**WORK TO DO:** Copy from the first line below down to and including the line with "const stepData = (start)". Skip the pictures.

**SUPPLIED DATA:**
·····

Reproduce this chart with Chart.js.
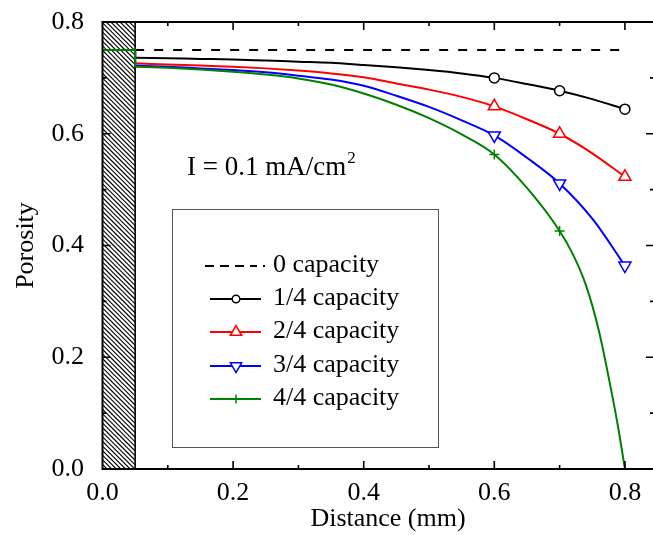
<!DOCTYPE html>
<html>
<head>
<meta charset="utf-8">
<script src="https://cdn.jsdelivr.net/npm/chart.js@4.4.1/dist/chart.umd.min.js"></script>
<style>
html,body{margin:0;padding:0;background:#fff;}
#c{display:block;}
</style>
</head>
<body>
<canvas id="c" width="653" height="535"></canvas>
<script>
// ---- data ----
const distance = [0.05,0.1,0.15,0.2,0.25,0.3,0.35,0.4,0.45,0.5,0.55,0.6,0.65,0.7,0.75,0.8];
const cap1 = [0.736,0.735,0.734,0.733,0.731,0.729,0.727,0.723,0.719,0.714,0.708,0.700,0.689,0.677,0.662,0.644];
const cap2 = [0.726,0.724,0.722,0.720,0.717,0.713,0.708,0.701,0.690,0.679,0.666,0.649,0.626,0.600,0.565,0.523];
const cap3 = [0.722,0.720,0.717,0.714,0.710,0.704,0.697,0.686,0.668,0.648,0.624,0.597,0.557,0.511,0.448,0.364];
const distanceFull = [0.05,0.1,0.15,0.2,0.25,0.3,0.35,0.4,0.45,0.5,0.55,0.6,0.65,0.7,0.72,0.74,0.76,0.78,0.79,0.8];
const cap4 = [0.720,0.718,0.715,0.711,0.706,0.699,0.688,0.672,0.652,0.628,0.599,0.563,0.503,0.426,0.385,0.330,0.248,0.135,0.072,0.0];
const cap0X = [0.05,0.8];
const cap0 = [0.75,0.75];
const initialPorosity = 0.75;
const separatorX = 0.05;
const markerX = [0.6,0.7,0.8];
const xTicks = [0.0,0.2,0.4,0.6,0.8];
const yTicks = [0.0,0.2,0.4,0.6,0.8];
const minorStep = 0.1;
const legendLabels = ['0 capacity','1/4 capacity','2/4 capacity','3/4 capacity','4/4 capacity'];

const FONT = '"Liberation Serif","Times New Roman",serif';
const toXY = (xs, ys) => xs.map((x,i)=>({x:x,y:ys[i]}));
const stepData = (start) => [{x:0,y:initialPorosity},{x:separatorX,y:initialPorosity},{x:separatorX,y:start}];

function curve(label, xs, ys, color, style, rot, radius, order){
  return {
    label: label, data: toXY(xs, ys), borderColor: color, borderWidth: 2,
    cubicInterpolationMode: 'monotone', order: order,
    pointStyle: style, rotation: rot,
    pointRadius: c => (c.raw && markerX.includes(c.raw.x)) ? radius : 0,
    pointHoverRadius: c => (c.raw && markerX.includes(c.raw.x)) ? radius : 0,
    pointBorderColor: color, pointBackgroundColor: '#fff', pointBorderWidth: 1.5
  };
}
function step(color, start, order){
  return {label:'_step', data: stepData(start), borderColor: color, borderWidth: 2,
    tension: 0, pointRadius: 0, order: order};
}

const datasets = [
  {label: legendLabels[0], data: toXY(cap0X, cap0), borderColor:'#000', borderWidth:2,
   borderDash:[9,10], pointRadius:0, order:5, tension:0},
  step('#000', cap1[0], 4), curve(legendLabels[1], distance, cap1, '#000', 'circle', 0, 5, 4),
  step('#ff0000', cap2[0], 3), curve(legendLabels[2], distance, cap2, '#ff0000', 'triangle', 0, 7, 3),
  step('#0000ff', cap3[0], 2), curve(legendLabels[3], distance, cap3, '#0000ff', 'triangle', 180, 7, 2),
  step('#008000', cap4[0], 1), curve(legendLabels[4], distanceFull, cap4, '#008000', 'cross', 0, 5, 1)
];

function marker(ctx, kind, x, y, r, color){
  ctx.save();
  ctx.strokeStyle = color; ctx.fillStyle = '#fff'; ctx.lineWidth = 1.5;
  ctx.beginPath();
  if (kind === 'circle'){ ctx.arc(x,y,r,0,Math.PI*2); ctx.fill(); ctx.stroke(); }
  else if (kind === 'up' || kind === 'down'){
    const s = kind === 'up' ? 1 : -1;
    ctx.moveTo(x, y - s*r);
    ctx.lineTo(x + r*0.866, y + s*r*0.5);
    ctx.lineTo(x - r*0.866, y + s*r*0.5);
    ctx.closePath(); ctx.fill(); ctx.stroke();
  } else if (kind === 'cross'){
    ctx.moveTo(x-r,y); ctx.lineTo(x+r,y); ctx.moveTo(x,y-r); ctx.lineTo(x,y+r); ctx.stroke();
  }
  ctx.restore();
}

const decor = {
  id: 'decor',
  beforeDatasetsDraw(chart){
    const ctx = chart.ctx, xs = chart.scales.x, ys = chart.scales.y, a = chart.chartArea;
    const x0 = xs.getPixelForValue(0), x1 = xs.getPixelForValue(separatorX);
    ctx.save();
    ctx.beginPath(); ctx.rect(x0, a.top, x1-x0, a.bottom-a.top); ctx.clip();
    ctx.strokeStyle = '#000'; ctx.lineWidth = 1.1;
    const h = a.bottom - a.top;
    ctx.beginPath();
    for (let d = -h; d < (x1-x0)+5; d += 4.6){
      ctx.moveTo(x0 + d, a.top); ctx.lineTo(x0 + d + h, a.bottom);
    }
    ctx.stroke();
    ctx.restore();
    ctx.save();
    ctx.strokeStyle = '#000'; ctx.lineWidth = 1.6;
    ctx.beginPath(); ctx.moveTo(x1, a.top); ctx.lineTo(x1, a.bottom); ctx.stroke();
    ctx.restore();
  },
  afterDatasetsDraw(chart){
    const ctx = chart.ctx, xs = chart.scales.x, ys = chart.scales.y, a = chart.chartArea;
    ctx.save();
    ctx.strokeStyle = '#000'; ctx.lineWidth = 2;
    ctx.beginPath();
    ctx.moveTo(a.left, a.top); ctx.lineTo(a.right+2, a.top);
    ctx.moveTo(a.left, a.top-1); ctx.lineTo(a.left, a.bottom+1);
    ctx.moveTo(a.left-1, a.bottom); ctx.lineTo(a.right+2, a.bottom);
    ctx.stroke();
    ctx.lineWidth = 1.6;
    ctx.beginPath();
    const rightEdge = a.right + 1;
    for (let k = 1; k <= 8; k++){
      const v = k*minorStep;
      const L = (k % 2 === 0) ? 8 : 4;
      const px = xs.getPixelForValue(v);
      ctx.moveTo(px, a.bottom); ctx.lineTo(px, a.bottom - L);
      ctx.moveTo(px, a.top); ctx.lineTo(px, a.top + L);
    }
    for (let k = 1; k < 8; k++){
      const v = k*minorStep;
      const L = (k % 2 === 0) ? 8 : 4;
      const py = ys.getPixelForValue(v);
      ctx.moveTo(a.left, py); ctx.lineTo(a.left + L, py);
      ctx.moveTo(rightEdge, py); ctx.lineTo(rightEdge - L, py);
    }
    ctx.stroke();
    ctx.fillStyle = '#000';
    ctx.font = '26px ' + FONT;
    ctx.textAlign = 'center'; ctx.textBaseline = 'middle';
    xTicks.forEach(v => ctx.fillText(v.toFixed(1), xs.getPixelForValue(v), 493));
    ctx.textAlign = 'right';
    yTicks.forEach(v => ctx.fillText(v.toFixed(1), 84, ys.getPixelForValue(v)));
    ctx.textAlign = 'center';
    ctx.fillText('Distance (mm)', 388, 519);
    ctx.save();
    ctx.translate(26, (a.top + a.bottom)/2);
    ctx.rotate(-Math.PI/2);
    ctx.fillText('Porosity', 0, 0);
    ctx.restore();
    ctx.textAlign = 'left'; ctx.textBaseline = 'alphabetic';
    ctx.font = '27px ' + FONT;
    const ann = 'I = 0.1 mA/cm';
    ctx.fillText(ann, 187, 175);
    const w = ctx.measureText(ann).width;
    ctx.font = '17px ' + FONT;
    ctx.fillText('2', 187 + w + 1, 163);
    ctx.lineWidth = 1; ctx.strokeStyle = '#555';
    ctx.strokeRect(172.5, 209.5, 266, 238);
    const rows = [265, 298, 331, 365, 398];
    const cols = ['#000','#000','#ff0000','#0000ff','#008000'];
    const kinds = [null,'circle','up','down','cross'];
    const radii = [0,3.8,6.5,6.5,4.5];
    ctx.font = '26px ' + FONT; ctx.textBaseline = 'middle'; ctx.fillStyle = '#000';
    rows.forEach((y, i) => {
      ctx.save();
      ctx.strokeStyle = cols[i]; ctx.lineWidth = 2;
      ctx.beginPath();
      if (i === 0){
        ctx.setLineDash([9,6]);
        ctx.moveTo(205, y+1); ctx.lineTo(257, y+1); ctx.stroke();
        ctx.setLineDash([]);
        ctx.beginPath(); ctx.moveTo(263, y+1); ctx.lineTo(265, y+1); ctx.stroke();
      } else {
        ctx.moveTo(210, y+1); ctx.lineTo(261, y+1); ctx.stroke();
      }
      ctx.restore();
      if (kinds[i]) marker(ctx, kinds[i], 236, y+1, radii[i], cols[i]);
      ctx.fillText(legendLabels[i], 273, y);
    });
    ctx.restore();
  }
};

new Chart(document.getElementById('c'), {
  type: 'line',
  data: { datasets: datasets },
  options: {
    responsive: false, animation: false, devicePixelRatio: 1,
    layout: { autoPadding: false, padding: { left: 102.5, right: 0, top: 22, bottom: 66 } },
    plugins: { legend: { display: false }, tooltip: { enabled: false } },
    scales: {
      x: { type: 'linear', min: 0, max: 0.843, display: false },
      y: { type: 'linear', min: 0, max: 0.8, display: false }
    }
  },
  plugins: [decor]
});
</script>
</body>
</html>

·····

**COMPLETE OUTPUT:**
Reproduce this chart with Chart.js.
<!DOCTYPE html>
<html>
<head>
<meta charset="utf-8">
<script src="https://cdn.jsdelivr.net/npm/chart.js@4.4.1/dist/chart.umd.min.js"></script>
<style>
html,body{margin:0;padding:0;background:#fff;}
#c{display:block;}
</style>
</head>
<body>
<canvas id="c" width="653" height="535"></canvas>
<script>
// ---- data ----
const distance = [0.05,0.1,0.15,0.2,0.25,0.3,0.35,0.4,0.45,0.5,0.55,0.6,0.65,0.7,0.75,0.8];
const cap1 = [0.736,0.735,0.734,0.733,0.731,0.729,0.727,0.723,0.719,0.714,0.708,0.700,0.689,0.677,0.662,0.644];
const cap2 = [0.726,0.724,0.722,0.720,0.717,0.713,0.708,0.701,0.690,0.679,0.666,0.649,0.626,0.600,0.565,0.523];
const cap3 = [0.722,0.720,0.717,0.714,0.710,0.704,0.697,0.686,0.668,0.648,0.624,0.597,0.557,0.511,0.448,0.364];
const distanceFull = [0.05,0.1,0.15,0.2,0.25,0.3,0.35,0.4,0.45,0.5,0.55,0.6,0.65,0.7,0.72,0.74,0.76,0.78,0.79,0.8];
const cap4 = [0.720,0.718,0.715,0.711,0.706,0.699,0.688,0.672,0.652,0.628,0.599,0.563,0.503,0.426,0.385,0.330,0.248,0.135,0.072,0.0];
const cap0X = [0.05,0.8];
const cap0 = [0.75,0.75];
const initialPorosity = 0.75;
const separatorX = 0.05;
const markerX = [0.6,0.7,0.8];
const xTicks = [0.0,0.2,0.4,0.6,0.8];
const yTicks = [0.0,0.2,0.4,0.6,0.8];
const minorStep = 0.1;
const legendLabels = ['0 capacity','1/4 capacity','2/4 capacity','3/4 capacity','4/4 capacity'];

const FONT = '"Liberation Serif","Times New Roman",serif';
const toXY = (xs, ys) => xs.map((x,i)=>({x:x,y:ys[i]}));
const stepData = (start) => [{x:0,y:initialPorosity},{x:separatorX,y:initialPorosity},{x:separatorX,y:start}];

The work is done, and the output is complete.